What is being asked:
All of the lines below are to be transcribed faithfully, with pictures excluded from the copy.

Given data:

(begin)

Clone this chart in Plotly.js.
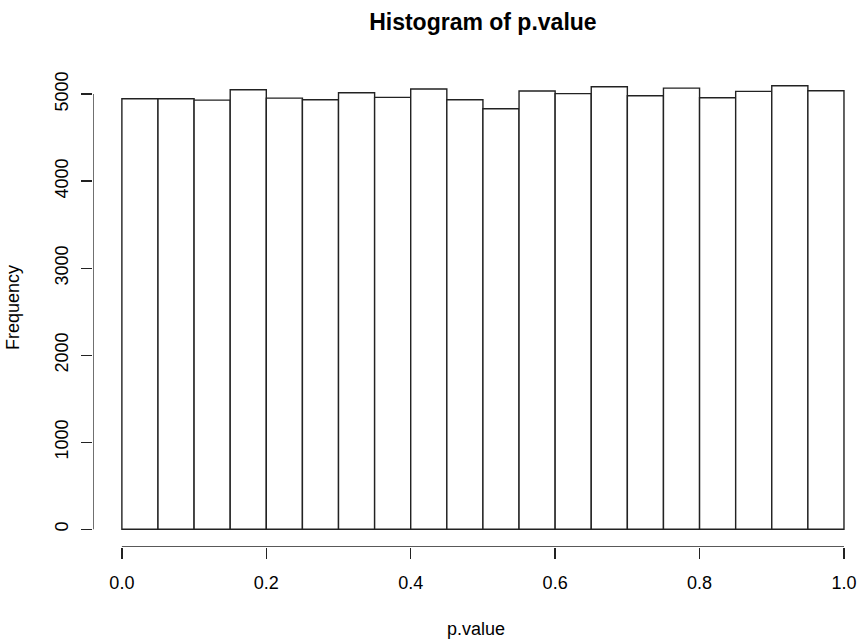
<!DOCTYPE html>
<html>
<head>
<meta charset="utf-8">
<script src="https://cdn.plot.ly/plotly-3.0.1.min.js"></script>
<style>html,body{margin:0;padding:0;background:#fff;}#chart{width:859px;height:640px;}</style>
</head>
<body>
<div id="chart"></div>
<script>
var binStarts = [0.00,0.05,0.10,0.15,0.20,0.25,0.30,0.35,0.40,0.45,0.50,0.55,0.60,0.65,0.70,0.75,0.80,0.85,0.90,0.95];
var counts = [4947,4946,4931,5050,4954,4935,5016,4962,5058,4935,4832,5035,5005,5085,4981,5069,4958,5031,5096,5039];
var binWidth = 0.05;
var xTicks = [0, 0.2, 0.4, 0.6, 0.8, 1.0];
var xTickText = ["0.0","0.2","0.4","0.6","0.8","1.0"];
var yTicks = [0,1000,2000,3000,4000,5000];
var yTickText = ["0","1000","2000","3000","4000","5000"];

var FONT = '"Liberation Sans", Arial, sans-serif';
var yRange = [-204, 5300];
var xRange = [-0.04, 1.0208];

var trace = {
  type: 'bar',
  x: binStarts,
  y: counts,
  width: binWidth,
  offset: 0,
  marker: {color: '#ffffff', line: {color: '#222222', width: 1.4}},
  hoverinfo: 'skip'
};

var layout = {
  width: 859, height: 640,
  margin: {l: 93, r: 0, t: 68, b: 93, pad: 0},
  paper_bgcolor: '#ffffff', plot_bgcolor: '#ffffff',
  showlegend: false,
  font: {family: FONT, size: 18, color: '#000'},
  title: {text: '<b>Histogram of p.value</b>', font: {family: FONT, size: 23, color: '#000'},
          x: 0.509, xref: 'paper', xanchor: 'center', y: 0.965, yanchor: 'middle'},
  xaxis: {
    range: xRange, showgrid: false, zeroline: false, showline: false,
    tickmode: 'array', tickvals: xTicks, ticktext: xTickText,
    ticks: 'outside', ticklen: 11, tickwidth: 1.3, tickcolor: '#222',
    ticklabelstandoff: 8,
    tickfont: {family: FONT, size: 18, color: '#000'},
    title: {text: 'p.value', font: {family: FONT, size: 18, color: '#000'}, standoff: 30}
  },
  yaxis: {
    range: yRange, showgrid: false, zeroline: false, showline: false,
    tickmode: 'array', tickvals: yTicks, ticktext: yTickText,
    ticks: 'outside', ticklen: 11, tickwidth: 1.3, tickcolor: '#222',
    tickangle: -90, ticklabelstandoff: 6,
    tickfont: {family: FONT, size: 18, color: '#000'},
    title: {text: 'Frequency', font: {family: FONT, size: 18, color: '#000'}, standoff: 27}
  },
  shapes: [
    {type: 'line', xref: 'x', yref: 'y', x0: xTicks[0], x1: xTicks[xTicks.length-1], y0: yRange[0], y1: yRange[0],
     line: {color: '#222', width: 1.3}},
    {type: 'line', xref: 'x', yref: 'y', x0: xRange[0], x1: xRange[0], y0: yTicks[0], y1: yTicks[yTicks.length-1],
     line: {color: '#222', width: 1.3}}
  ]
};

Plotly.newPlot('chart', [trace], layout, {staticPlot: true, displayModeBar: false});
</script>
</body>
</html>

(end)

Exercise result:
Clone this chart in Plotly.js.
<!DOCTYPE html>
<html>
<head>
<meta charset="utf-8">
<script src="https://cdn.plot.ly/plotly-3.0.1.min.js"></script>
<style>html,body{margin:0;padding:0;background:#fff;}#chart{width:859px;height:640px;}</style>
</head>
<body>
<div id="chart"></div>
<script>
var binStarts = [0.00,0.05,0.10,0.15,0.20,0.25,0.30,0.35,0.40,0.45,0.50,0.55,0.60,0.65,0.70,0.75,0.80,0.85,0.90,0.95];
var counts = [4947,4946,4931,5050,4954,4935,5016,4962,5058,4935,4832,5035,5005,5085,4981,5069,4958,5031,5096,5039];
var binWidth = 0.05;
var xTicks = [0, 0.2, 0.4, 0.6, 0.8, 1.0];
var xTickText = ["0.0","0.2","0.4","0.6","0.8","1.0"];
var yTicks = [0,1000,2000,3000,4000,5000];
var yTickText = ["0","1000","2000","3000","4000","5000"];

var FONT = '"Liberation Sans", Arial, sans-serif';
var yRange = [-204, 5300];
var xRange = [-0.04, 1.0208];

var trace = {
  type: 'bar',
  x: binStarts,
  y: counts,
  width: binWidth,
  offset: 0,
  marker: {color: '#ffffff', line: {color: '#222222', width: 1.4}},
  hoverinfo: 'skip'
};

var layout = {
  width: 859, height: 640,
  margin: {l: 93, r: 0, t: 68, b: 93, pad: 0},
  paper_bgcolor: '#ffffff', plot_bgcolor: '#ffffff',
  showlegend: false,
  font: {family: FONT, size: 18, color: '#000'},
  title: {text: '<b>Histogram of p.value</b>', font: {family: FONT, size: 23, color: '#000'},
          x: 0.509, xref: 'paper', xanchor: 'center', y: 0.965, yanchor: 'middle'},
  xaxis: {
    range: xRange, showgrid: false, zeroline: false, showline: false,
    tickmode: 'array', tickvals: xTicks, ticktext: xTickText,
    ticks: 'outside', ticklen: 11, tickwidth: 1.3, tickcolor: '#222',
    ticklabelstandoff: 8,
    tickfont: {family: FONT, size: 18, color: '#000'},
    title: {text: 'p.value', font: {family: FONT, size: 18, color: '#000'}, standoff: 30}
  },
  yaxis: {
    range: yRange, showgrid: false, zeroline: false, showline: false,
    tickmode: 'array', tickvals: yTicks, ticktext: yTickText,
    ticks: 'outside', ticklen: 11, tickwidth: 1.3, tickcolor: '#222',
    tickangle: -90, ticklabelstandoff: 6,
    tickfont: {family: FONT, size: 18, color: '#000'},
    title: {text: 'Frequency', font: {family: FONT, size: 18, color: '#000'}, standoff: 27}
  },
  shapes: [
    {type: 'line', xref: 'x', yref: 'y', x0: xTicks[0], x1: xTicks[xTicks.length-1], y0: yRange[0], y1: yRange[0],
     line: {color: '#222', width: 1.3}},
    {type: 'line', xref: 'x', yref: 'y', x0: xRange[0], x1: xRange[0], y0: yTicks[0], y1: yTicks[yTicks.length-1],
     line: {color: '#222', width: 1.3}}
  ]
};

Plotly.newPlot('chart', [trace], layout, {staticPlot: true, displayModeBar: false});
</script>
</body>
</html>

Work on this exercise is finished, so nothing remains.